┌─ Data segment
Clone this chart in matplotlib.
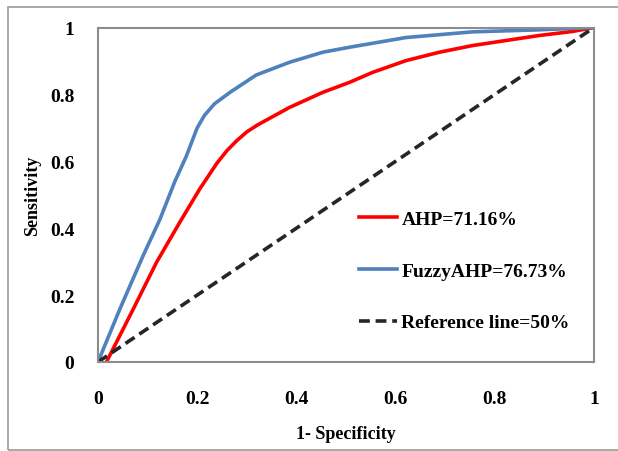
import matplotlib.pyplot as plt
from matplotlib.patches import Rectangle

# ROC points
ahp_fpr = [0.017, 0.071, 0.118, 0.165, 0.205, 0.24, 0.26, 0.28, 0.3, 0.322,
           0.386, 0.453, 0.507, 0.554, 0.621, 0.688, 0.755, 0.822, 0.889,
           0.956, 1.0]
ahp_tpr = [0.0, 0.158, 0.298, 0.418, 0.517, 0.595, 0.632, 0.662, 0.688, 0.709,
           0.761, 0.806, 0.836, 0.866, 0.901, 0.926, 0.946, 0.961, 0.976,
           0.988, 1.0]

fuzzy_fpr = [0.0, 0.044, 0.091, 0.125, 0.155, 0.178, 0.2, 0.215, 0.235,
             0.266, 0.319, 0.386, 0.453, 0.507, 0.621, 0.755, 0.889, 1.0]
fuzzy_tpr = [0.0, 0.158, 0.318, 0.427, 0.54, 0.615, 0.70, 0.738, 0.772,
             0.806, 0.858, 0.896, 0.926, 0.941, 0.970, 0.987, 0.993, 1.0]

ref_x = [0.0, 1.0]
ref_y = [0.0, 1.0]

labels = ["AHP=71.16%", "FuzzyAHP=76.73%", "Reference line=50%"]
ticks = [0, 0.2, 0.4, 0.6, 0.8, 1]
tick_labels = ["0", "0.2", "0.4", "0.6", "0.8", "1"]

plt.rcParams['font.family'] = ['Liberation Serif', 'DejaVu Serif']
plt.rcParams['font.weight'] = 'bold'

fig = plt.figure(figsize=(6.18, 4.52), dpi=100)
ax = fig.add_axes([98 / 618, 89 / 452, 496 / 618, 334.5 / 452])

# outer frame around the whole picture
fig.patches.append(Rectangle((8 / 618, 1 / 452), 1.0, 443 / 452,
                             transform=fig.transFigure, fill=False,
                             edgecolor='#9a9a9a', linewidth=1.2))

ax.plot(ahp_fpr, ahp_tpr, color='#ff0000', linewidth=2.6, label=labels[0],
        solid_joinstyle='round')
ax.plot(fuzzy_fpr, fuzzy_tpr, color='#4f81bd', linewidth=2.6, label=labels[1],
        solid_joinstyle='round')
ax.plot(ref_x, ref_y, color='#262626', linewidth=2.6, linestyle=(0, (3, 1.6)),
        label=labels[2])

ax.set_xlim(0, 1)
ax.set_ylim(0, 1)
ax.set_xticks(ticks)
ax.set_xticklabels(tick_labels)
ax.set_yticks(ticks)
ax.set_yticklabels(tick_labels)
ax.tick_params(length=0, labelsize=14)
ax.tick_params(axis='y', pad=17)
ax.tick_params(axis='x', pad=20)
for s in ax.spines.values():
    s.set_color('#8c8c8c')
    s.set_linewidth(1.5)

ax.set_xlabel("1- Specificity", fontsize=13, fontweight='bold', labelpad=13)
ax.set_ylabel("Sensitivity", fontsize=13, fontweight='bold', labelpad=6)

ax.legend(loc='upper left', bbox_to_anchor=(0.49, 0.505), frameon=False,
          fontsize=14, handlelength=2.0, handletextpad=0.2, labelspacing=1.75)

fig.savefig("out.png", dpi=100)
└─
*Request*
Images in the data above are to be skipped. Retype all other material exactly.

*Exercise output*
Clone this chart in matplotlib.
import matplotlib.pyplot as plt
from matplotlib.patches import Rectangle

# ROC points
ahp_fpr = [0.017, 0.071, 0.118, 0.165, 0.205, 0.24, 0.26, 0.28, 0.3, 0.322,
           0.386, 0.453, 0.507, 0.554, 0.621, 0.688, 0.755, 0.822, 0.889,
           0.956, 1.0]
ahp_tpr = [0.0, 0.158, 0.298, 0.418, 0.517, 0.595, 0.632, 0.662, 0.688, 0.709,
           0.761, 0.806, 0.836, 0.866, 0.901, 0.926, 0.946, 0.961, 0.976,
           0.988, 1.0]

fuzzy_fpr = [0.0, 0.044, 0.091, 0.125, 0.155, 0.178, 0.2, 0.215, 0.235,
             0.266, 0.319, 0.386, 0.453, 0.507, 0.621, 0.755, 0.889, 1.0]
fuzzy_tpr = [0.0, 0.158, 0.318, 0.427, 0.54, 0.615, 0.70, 0.738, 0.772,
             0.806, 0.858, 0.896, 0.926, 0.941, 0.970, 0.987, 0.993, 1.0]

ref_x = [0.0, 1.0]
ref_y = [0.0, 1.0]

labels = ["AHP=71.16%", "FuzzyAHP=76.73%", "Reference line=50%"]
ticks = [0, 0.2, 0.4, 0.6, 0.8, 1]
tick_labels = ["0", "0.2", "0.4", "0.6", "0.8", "1"]

plt.rcParams['font.family'] = ['Liberation Serif', 'DejaVu Serif']
plt.rcParams['font.weight'] = 'bold'

fig = plt.figure(figsize=(6.18, 4.52), dpi=100)
ax = fig.add_axes([98 / 618, 89 / 452, 496 / 618, 334.5 / 452])

# outer frame around the whole picture
fig.patches.append(Rectangle((8 / 618, 1 / 452), 1.0, 443 / 452,
                             transform=fig.transFigure, fill=False,
                             edgecolor='#9a9a9a', linewidth=1.2))

ax.plot(ahp_fpr, ahp_tpr, color='#ff0000', linewidth=2.6, label=labels[0],
        solid_joinstyle='round')
ax.plot(fuzzy_fpr, fuzzy_tpr, color='#4f81bd', linewidth=2.6, label=labels[1],
        solid_joinstyle='round')
ax.plot(ref_x, ref_y, color='#262626', linewidth=2.6, linestyle=(0, (3, 1.6)),
        label=labels[2])

ax.set_xlim(0, 1)
ax.set_ylim(0, 1)
ax.set_xticks(ticks)
ax.set_xticklabels(tick_labels)
ax.set_yticks(ticks)
ax.set_yticklabels(tick_labels)
ax.tick_params(length=0, labelsize=14)
ax.tick_params(axis='y', pad=17)
ax.tick_params(axis='x', pad=20)
for s in ax.spines.values():
    s.set_color('#8c8c8c')
    s.set_linewidth(1.5)

ax.set_xlabel("1- Specificity", fontsize=13, fontweight='bold', labelpad=13)
ax.set_ylabel("Sensitivity", fontsize=13, fontweight='bold', labelpad=6)

ax.legend(loc='upper left', bbox_to_anchor=(0.49, 0.505), frameon=False,
          fontsize=14, handlelength=2.0, handletextpad=0.2, labelspacing=1.75)

fig.savefig("out.png", dpi=100)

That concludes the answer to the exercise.